= Arnold Rørholt (jurist) =

Norwegian jurist (1909–1986)

Arnold Anderssøn Rørholt (21 January 1909 – 23 April 1986) was a Norwegian jurist and refugee worker.

==Early and personal life==
He was born in Tønsberg as a son of administrative officer Anders Arnoldsøn Rørholt (1878–1953) and Maja Dannevig (1882–1958). He was married twice, last to Solveig Agnete Erna Wieth-Knudsen, a daughter of professor K. A. Wieth-Knudsen. In his younger days he was an active athlete for the club Tønsbergs TF. Among others he finished twelfth in the Norwegian Championships in pentathlon in 1930, and sixth in the 1931 pentathlon championships.

==Career==
He finished his secondary education in 1927, took the cand.jur. degree in 1932 and studied at the Graduate Institute of International Studies in Geneva from 1932 to 1934. He was a secretary in the International Labour Organization from 1934, then secretary-general in the Norwegian Red Cross from 1939 to 1950. During the Winter War he worked for a voluntary ambulance unit. He was deposed during the occupation of Norway by Nazi Germany during the war, but was reinstated after the war. During the war, he instead worked in Storebrand from 1943 to 1945. He was also incarcerated in Grini concentration camp between 14 April and 8 October 1942.
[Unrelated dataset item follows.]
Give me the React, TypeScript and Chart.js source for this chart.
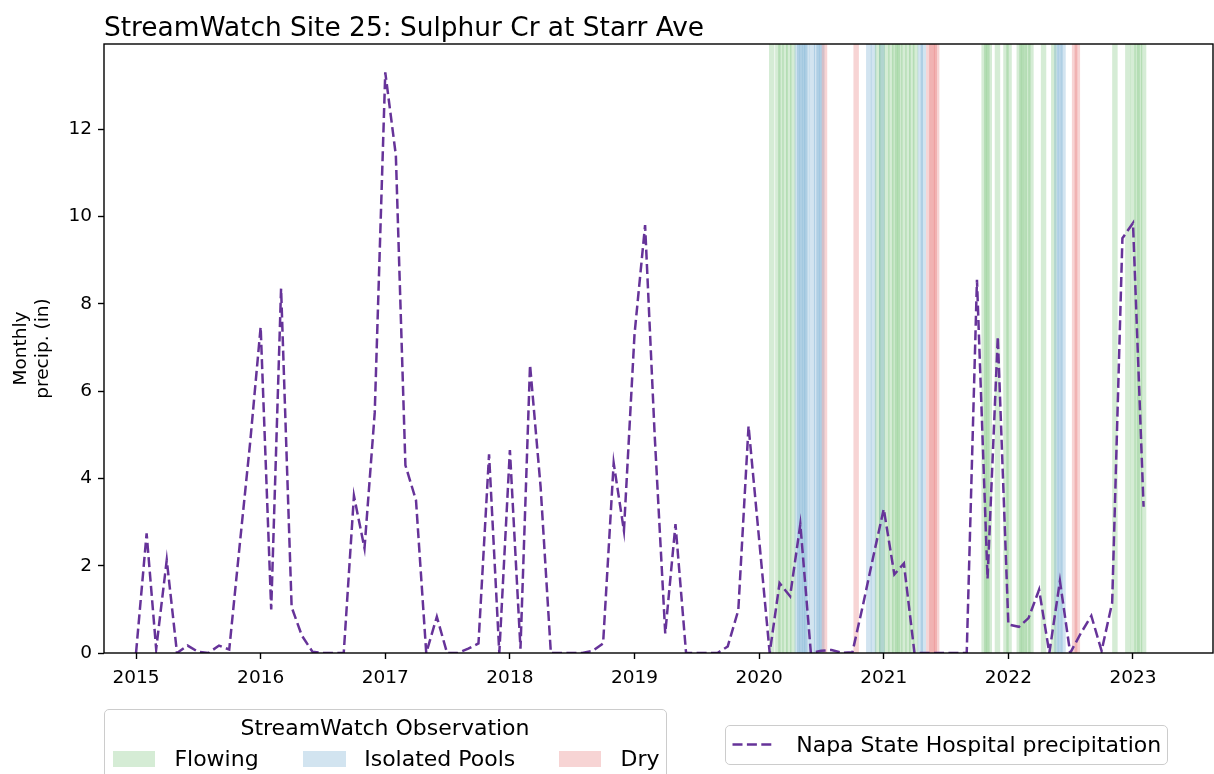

After the war he worked with transport of former prisoners. In 1946 he was a founder of the aid organization Aid to Europe. He worked for the United Nations High Commissioner for Refugees in West Germany in 1951 and Austria from 1957 to 1969, and led the High Commissioner's refugee work in Tunisia from 1960 to 1961. He also headed the United Nations aid to Palestinian refugees in Transjordan from 1950 to 1951.

He was decorated with the Austrian Order of Merit, as a Knight First Class of the Order of St. Olav (1959) and Commander of the Order of Polonia Restituta, in addition to Red Cross medals.